(Written instruction)
Extract every line of the material that holds the string "chart".

(Input material)
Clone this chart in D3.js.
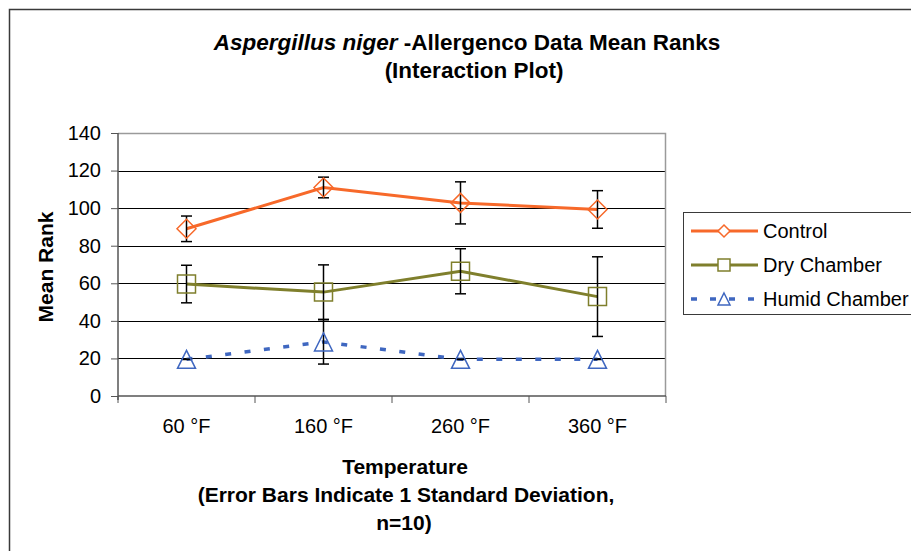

==

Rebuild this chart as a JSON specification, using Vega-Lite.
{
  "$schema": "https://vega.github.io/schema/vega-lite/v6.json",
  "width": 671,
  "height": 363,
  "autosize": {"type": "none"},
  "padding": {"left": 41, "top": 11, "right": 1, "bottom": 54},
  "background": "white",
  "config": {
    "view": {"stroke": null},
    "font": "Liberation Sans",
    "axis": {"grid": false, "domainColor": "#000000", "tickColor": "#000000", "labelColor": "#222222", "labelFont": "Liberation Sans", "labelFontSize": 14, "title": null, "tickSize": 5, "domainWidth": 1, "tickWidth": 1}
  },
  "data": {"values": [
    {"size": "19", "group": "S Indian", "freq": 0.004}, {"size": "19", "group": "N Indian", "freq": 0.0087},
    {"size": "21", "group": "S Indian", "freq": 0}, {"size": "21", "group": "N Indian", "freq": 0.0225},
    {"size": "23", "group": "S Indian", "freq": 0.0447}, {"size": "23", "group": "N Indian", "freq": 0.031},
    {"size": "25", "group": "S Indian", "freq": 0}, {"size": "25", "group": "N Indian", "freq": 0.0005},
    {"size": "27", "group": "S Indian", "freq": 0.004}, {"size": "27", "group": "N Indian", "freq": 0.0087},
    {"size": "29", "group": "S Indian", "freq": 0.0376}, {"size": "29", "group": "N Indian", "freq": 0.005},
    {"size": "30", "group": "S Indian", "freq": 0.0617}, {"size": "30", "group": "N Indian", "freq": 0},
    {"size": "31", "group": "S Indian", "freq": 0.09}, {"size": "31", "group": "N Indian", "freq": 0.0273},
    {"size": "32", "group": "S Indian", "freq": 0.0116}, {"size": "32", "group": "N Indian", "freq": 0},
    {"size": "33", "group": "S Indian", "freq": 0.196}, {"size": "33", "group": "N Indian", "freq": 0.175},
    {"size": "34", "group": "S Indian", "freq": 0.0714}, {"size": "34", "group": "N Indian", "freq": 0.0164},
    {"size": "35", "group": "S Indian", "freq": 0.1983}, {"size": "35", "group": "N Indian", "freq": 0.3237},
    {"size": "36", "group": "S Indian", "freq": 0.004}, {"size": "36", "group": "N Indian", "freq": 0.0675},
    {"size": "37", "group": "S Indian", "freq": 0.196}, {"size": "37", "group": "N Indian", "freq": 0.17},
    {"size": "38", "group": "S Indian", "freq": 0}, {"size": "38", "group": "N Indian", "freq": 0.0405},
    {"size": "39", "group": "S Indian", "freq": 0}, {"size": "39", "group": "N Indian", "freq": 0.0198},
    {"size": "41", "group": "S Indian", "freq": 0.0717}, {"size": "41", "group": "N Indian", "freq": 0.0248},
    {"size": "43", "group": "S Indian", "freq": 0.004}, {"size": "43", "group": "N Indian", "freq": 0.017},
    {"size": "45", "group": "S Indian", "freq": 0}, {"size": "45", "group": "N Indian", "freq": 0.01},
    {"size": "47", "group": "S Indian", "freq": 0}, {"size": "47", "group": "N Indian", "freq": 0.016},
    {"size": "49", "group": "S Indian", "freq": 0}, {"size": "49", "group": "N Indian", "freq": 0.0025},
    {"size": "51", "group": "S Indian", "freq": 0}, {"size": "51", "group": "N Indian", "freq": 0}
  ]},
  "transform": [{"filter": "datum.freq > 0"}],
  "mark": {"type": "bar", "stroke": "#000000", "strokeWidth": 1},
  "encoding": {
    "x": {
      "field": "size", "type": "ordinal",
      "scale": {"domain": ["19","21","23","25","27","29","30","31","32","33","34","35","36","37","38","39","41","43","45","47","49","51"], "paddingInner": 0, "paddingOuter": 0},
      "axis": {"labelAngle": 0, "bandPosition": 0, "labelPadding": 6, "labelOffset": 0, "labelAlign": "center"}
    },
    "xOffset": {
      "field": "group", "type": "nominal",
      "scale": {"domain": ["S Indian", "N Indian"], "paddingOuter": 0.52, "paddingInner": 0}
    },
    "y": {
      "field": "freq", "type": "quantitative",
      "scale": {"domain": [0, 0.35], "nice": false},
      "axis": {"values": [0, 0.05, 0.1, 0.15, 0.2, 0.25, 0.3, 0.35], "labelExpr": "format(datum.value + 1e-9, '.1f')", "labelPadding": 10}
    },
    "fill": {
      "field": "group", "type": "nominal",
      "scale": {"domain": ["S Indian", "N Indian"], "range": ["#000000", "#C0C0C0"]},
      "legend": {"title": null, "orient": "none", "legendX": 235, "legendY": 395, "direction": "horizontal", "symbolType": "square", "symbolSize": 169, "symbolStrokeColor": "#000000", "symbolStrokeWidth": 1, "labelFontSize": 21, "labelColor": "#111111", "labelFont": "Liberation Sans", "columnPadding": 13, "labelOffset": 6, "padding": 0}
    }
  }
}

* * *

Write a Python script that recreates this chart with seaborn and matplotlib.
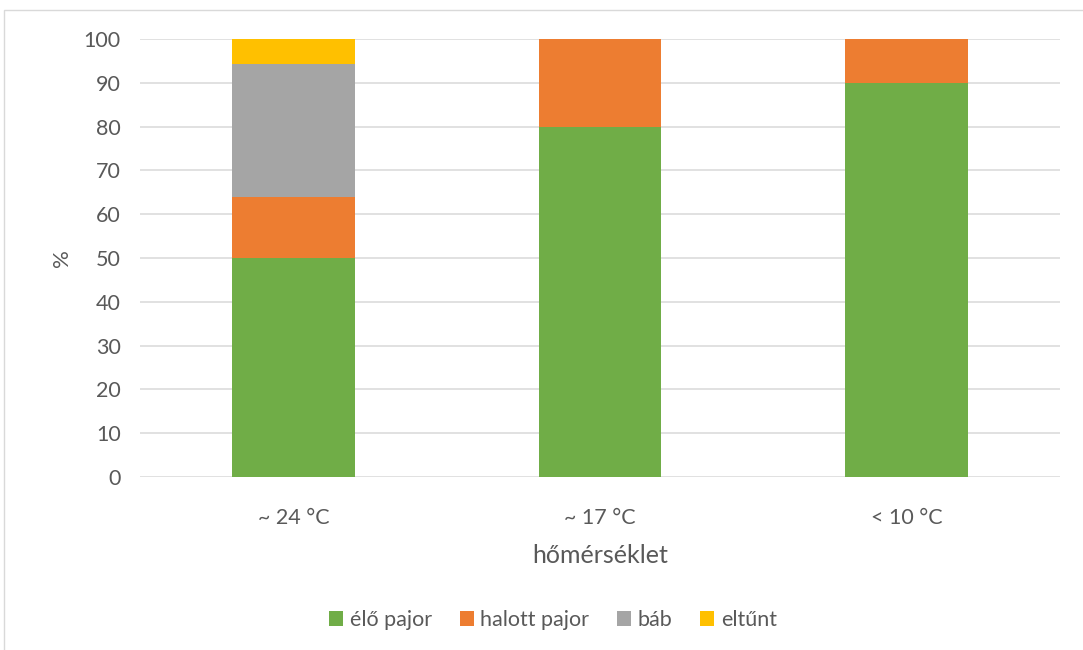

(Output)
Clone this chart in D3.js.
Rebuild this chart as a JSON specification, using Vega-Lite.
Write a Python script that recreates this chart with seaborn and matplotlib.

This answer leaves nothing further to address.